Hidetoshi Igari, Ayano Maebara, Kiminori Suzuki, Akimitsu Shimura
Kekkaku: [Tuberculosis] 2009, 84 (11): 701-7
19999591

BACKGROUND: Tuberculosis (TB) control in a low socio-economic society is an important program for urban area of industrialized countries. Some construction workers live in Hanba, a kind of dormitory housings that have crowded living conditions, and possibly give rise to Mycobacterium tuberculosis transmission. The pulmonary tuberculosis detection rate by chest X-ray screening in Hanba is higher than the general population, and therefore TB incidence among Hanba construction worker is also estimated to be as high as that of homeless.

PURPOSE: To analyze the ratio of the TB patients from Hanba in Chiba City from 1993 through 2006, and analyze the treatment outcome and speculate the factors affecting them, especially the effects of the inpatients DOTS (Directly Observed Treatment Short-course) policy introduction after 2001.

METHODS: TB registration records in the Public Health Center, Chiba City, Japan, were retrospectively analyzed.

RESULTS: Pulmonary TB patients from Hanba were 121 (male: 121, female: 0), representing 3.8% of the total 3179 TB patients from 1993 through 2006. Restricting to male patients aged 40-59 years-old, TB patients from Hanba were 78, representing 10.7% of 729 male TB patients of the same age groups. All of TB patients from Hanba developed pulmonary TB (PTB) and treatment outcome of chemotherapy was cured or completed: 69 (57%), defaulted or failed: 43 (36%), and died 9 (7%) respectively.
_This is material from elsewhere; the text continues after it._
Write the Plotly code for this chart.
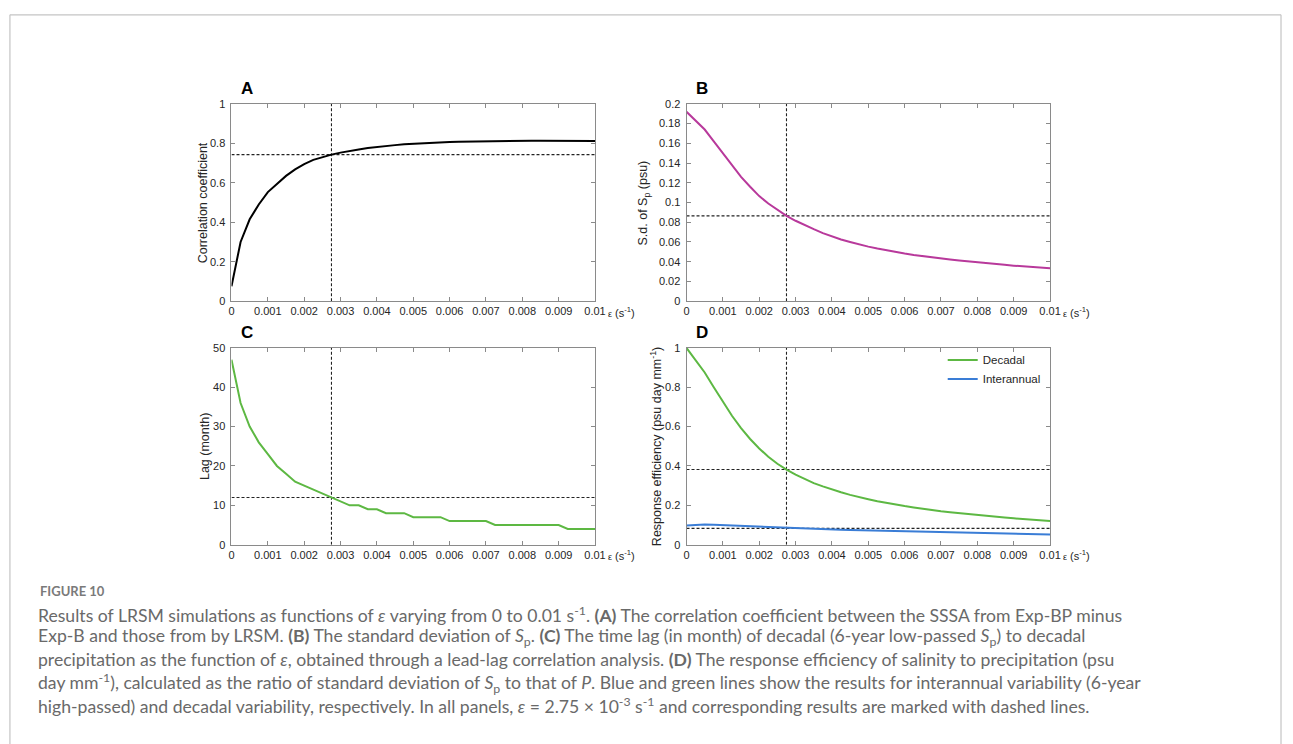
import plotly.graph_objects as go

W, H = 1293, 744

# ---------------- data ----------------
eps = [i * 0.00025 for i in range(41)]
eps_star = 0.00275

corr = [0.075, 0.30, 0.415, 0.49, 0.553, 0.595, 0.635, 0.668, 0.695, 0.716, 0.731,
        0.743, 0.753, 0.762, 0.769, 0.776, 0.782, 0.787, 0.791, 0.795, 0.798,
        0.801, 0.803, 0.805, 0.807, 0.808, 0.809, 0.810, 0.811, 0.8115, 0.812,
        0.8125, 0.8128, 0.813, 0.813, 0.813, 0.813, 0.8128, 0.8125, 0.8122, 0.812]
corr_star = 0.743

sd_sp = [0.192, 0.1825, 0.174, 0.162, 0.150, 0.138, 0.126, 0.116, 0.1065, 0.099, 0.0925,
         0.0865, 0.0815, 0.077, 0.073, 0.069, 0.0655, 0.0625, 0.060, 0.0575, 0.0553,
         0.0533, 0.0515, 0.0498, 0.0483, 0.0469, 0.0456, 0.0444, 0.0433, 0.0422, 0.0412,
         0.0402, 0.0393, 0.0384, 0.0376, 0.0368, 0.036, 0.0353, 0.0346, 0.034, 0.0334]
sd_star = 0.0865

lag = [47, 36, 30, 26, 23, 20, 18, 16, 15, 14, 13, 12, 11, 10, 10, 9, 9, 8, 8, 8,
       7, 7, 7, 7, 6, 6, 6, 6, 6, 5, 5, 5, 5, 5, 5, 5, 5, 4, 4, 4, 4]
lag_star = 12

decadal = [1.0, 0.935, 0.875, 0.80, 0.725, 0.655, 0.592, 0.537, 0.489, 0.447, 0.411,
           0.381, 0.356, 0.333, 0.313, 0.296, 0.28, 0.266, 0.253, 0.241, 0.231,
           0.221, 0.212, 0.204, 0.196, 0.189, 0.182, 0.176, 0.170, 0.165, 0.160,
           0.155, 0.150, 0.146, 0.142, 0.138, 0.134, 0.130, 0.127, 0.123, 0.120]
interannual = [0.097, 0.101, 0.102, 0.101, 0.099, 0.097, 0.095, 0.093, 0.091, 0.089, 0.087,
               0.085, 0.083, 0.082, 0.080, 0.079, 0.077, 0.076, 0.075, 0.074, 0.072,
               0.071, 0.070, 0.069, 0.068, 0.067, 0.066, 0.065, 0.064, 0.063, 0.062,
               0.061, 0.060, 0.059, 0.058, 0.057, 0.056, 0.055, 0.054, 0.053, 0.052]
dec_star = 0.382
int_star = 0.083

x_ticks = [0, 0.001, 0.002, 0.003, 0.004, 0.005, 0.006, 0.007, 0.008, 0.009, 0.01]
x_ticklabels = ["0", "0.001", "0.002", "0.003", "0.004", "0.005", "0.006", "0.007",
                "0.008", "0.009", "0.01"]
yA_ticks = [0, 0.2, 0.4, 0.6, 0.8, 1]
yA_labels = ["0", "0.2", "0.4", "0.6", "0.8", "1"]
yB_ticks = [0, 0.02, 0.04, 0.06, 0.08, 0.1, 0.12, 0.14, 0.16, 0.18, 0.2]
yB_labels = ["0", "0.02", "0.04", "0.06", "0.08", "0.1", "0.12", "0.14", "0.16", "0.18", "0.2"]
yC_ticks = [0, 10, 20, 30, 40, 50]
yC_labels = ["0", "10", "20", "30", "40", "50"]
yD_ticks = yA_ticks
yD_labels = yA_labels

panel_letters = ["A", "B", "C", "D"]
y_titles = ["Correlation coefficient",
            "S.d. of S<sub>p</sub> (psu)",
            "Lag (month)",
            "Response efficiency (psu day mm<sup>-1</sup>)"]

caption_head = "FIGURE 10"
caption_lines = [
    "Results of LRSM simulations as functions of <i>ε</i> varying from 0 to 0.01 s<sup>-1</sup>. <b>(A)</b> The correlation coefficient between the SSSA from Exp-BP minus",
    "Exp-B and those from by LRSM. <b>(B)</b> The standard deviation of <i>S</i><sub>p</sub>. <b>(C)</b> The time lag (in month) of decadal (6-year low-passed <i>S</i><sub>p</sub>) to decadal",
    "precipitation as the function of <i>ε</i>, obtained through a lead-lag correlation analysis. <b>(D)</b> The response efficiency of salinity to precipitation (psu",
    "day mm<sup>-1</sup>), calculated as the ratio of standard deviation of <i>S</i><sub>p</sub> to that of <i>P</i>. Blue and green lines show the results for interannual variability (6-year",
    "high-passed) and decadal variability, respectively. In all panels, <i>ε</i> = 2.75 × 10<sup>-3</sup> s<sup>-1</sup> and corresponding results are marked with dashed lines.",
]

# ---------------- layout helpers ----------------
def px(x):
    return x / W

def py(y):
    return 1 - y / H

AX_FONT = "Arial, Liberation Sans, sans-serif"
AX_COL = "#8a8a8a"
TXT_COL = "#262626"

# panel pixel boxes: left, right, top, bottom
boxes = [(231, 598.5, 99.5, 300), (691, 1058.5, 99.5, 300),
         (231, 598.5, 347.5, 547.5), (691, 1058.5, 347.5, 547.5)]
title_x = [202, 648, 205, 660]

fig = go.Figure()

DASH = dict(color="#222222", width=1.1, dash="3px,2px")

def add_panel(k, series, star_vals):
    xa = "x" if k == 0 else f"x{k+1}"
    ya = "y" if k == 0 else f"y{k+1}"
    ymax = [1, 0.2, 50, 1][k]
    fig.add_trace(go.Scatter(x=[eps_star, eps_star], y=[0, ymax], mode="lines",
                             line=DASH, xaxis=xa, yaxis=ya, showlegend=False, hoverinfo="skip"))
    for sv in star_vals:
        fig.add_trace(go.Scatter(x=[0, 0.01], y=[sv, sv], mode="lines",
                                 line=DASH, xaxis=xa, yaxis=ya, showlegend=False, hoverinfo="skip"))
    for (vals, col, name, leg) in series:
        fig.add_trace(go.Scatter(x=eps, y=vals, mode="lines", name=name,
                                 line=dict(color=col, width=2),
                                 xaxis=xa, yaxis=ya, showlegend=leg))

add_panel(0, [(corr, "#000000", "corr", False)], [corr_star])
add_panel(1, [(sd_sp, "#B8399B", "sd", False)], [sd_star])
add_panel(2, [(lag, "#5DB843", "lag", False)], [lag_star])
add_panel(3, [(decadal, "#5DB843", "Decadal", True),
              (interannual, "#3A7DD6", "Interannual", True)], [dec_star, int_star])

layout = dict(
    width=W, height=H, margin=dict(l=0, r=0, t=0, b=0),
    paper_bgcolor="white", plot_bgcolor="white",
    font=dict(family=AX_FONT, color=TXT_COL, size=11),
    legend=dict(x=px(950), y=py(345), xanchor="left", yanchor="top",
                bgcolor="rgba(0,0,0,0)", font=dict(size=11.5, color=TXT_COL),
                tracegroupgap=0, itemwidth=30),
)

yticks = [(yA_ticks, yA_labels, [0, 1]), (yB_ticks, yB_labels, [0, 0.2]),
          (yC_ticks, yC_labels, [0, 50]), (yD_ticks, yD_labels, [0, 1])]

annotations = []
shapes = []
for k, (l, r, t, b) in enumerate(boxes):
    sfx = "" if k == 0 else str(k + 1)
    common = dict(showgrid=False, zeroline=False, showline=True, linecolor=AX_COL,
                  linewidth=1, mirror="ticks", ticks="inside", ticklen=4,
                  tickcolor=AX_COL, tickwidth=1, tickfont=dict(size=11, color=TXT_COL),
                  fixedrange=True)
    layout["xaxis" + sfx] = dict(domain=[px(l), px(r)], range=[0, 0.01],
                                 tickvals=x_ticks, ticktext=x_ticklabels,
                                 anchor="y" + sfx, **common)
    tv, tl, rg = yticks[k]
    layout["yaxis" + sfx] = dict(domain=[py(b), py(t)], range=rg, tickvals=tv, ticktext=tl,
                                 anchor="x" + sfx, ticklabelstandoff=3, **common)
    annotations.append(dict(text="<b>" + panel_letters[k] + "</b>", xref="paper", yref="paper",
                            x=px(l + 8), y=py(t - 16), xanchor="left", yanchor="middle",
                            showarrow=False, font=dict(size=17, color="#000000", family=AX_FONT)))
    annotations.append(dict(text=y_titles[k], xref="paper", yref="paper",
                            x=px(title_x[k]), y=py((t + b) / 2), xanchor="center", yanchor="middle",
                            textangle=-90, showarrow=False,
                            font=dict(size=12.5, color=TXT_COL, family=AX_FONT)))
    annotations.append(dict(text="<span style='font-size:9px'>ε</span> (s<sup>-1</sup>)",
                            xref="paper", yref="paper", x=px(r + 11), y=py(b + 11),
                            xanchor="left", yanchor="middle", showarrow=False,
                            font=dict(size=11, color=TXT_COL, family=AX_FONT)))

CAP_FONT = "Lato, Open Sans, sans-serif"
CAP_COL = "#696969"
annotations.append(dict(text="<b>" + caption_head + "</b>", xref="paper", yref="paper",
                        x=px(35), y=py(595), xanchor="left", yanchor="middle", showarrow=False,
                        font=dict(size=13, color="#7a7a7a", family=CAP_FONT)))
for i, line in enumerate(caption_lines):
    annotations.append(dict(text=line, xref="paper", yref="paper",
                            x=px(33), y=py(618 + 23.3 * i), xanchor="left", yanchor="middle",
                            showarrow=False, font=dict(size=17.6, color=CAP_COL, family=CAP_FONT)))

# outer frame (open at the bottom)
for (x0, y0, x1, y1) in [(7, 9, 7, 760), (7, 9, 1292, 9), (1292, 9, 1292, 760)]:
    shapes.append(dict(type="line", xref="paper", yref="paper",
                       x0=px(x0), y0=py(y0), x1=px(x1), y1=py(y1),
                       line=dict(color="#c4c4c4", width=1.2)))

layout["annotations"] = annotations
layout["shapes"] = shapes
fig.update_layout(**layout)

fig.write_html("out.html", include_plotlyjs=True, config={"displayModeBar": False},
               post_script="document.body.style.margin='0';document.body.style.overflow='hidden';")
When compared with PTB in Chiba and Japan, defaulted or failed was higher. In the multi-variated analysis, extensive lesions more than one lung (Adjusted odds ratio [AOR]: 0.13, 95% confidence interval [CI]: 0.04-0.37, P < 0.001) and smear-positive (AOR: 0.17, 95% CI: 0.04-0.65, P = 0.009) were negative factor for cured and completed. However, hospitalization during initial period of treatment was positive factor (AOR: 7.92, 95% CI: 1.73-36.2, P = 0.008). After inpatients DOTS introduction, the rate of cured or completed increased from 50% to 67%, and the rate of failed or defaulted decreased from 46% to 22% (P < 0.05).

CONCLUSION: TB patients from Hanba, a kind of dormitory housings for construction workers, occupied 3.8% of total TB patients in Chiba City. Higher rate of defaulted or failed cases leads to poor treatment outcome in TB patients of Hanba construction workers who were possibly associated with an elevated risk of urban tuberculosis. DOTS might improve adherence to treatment and result in a decrease of failed or defaulted cases.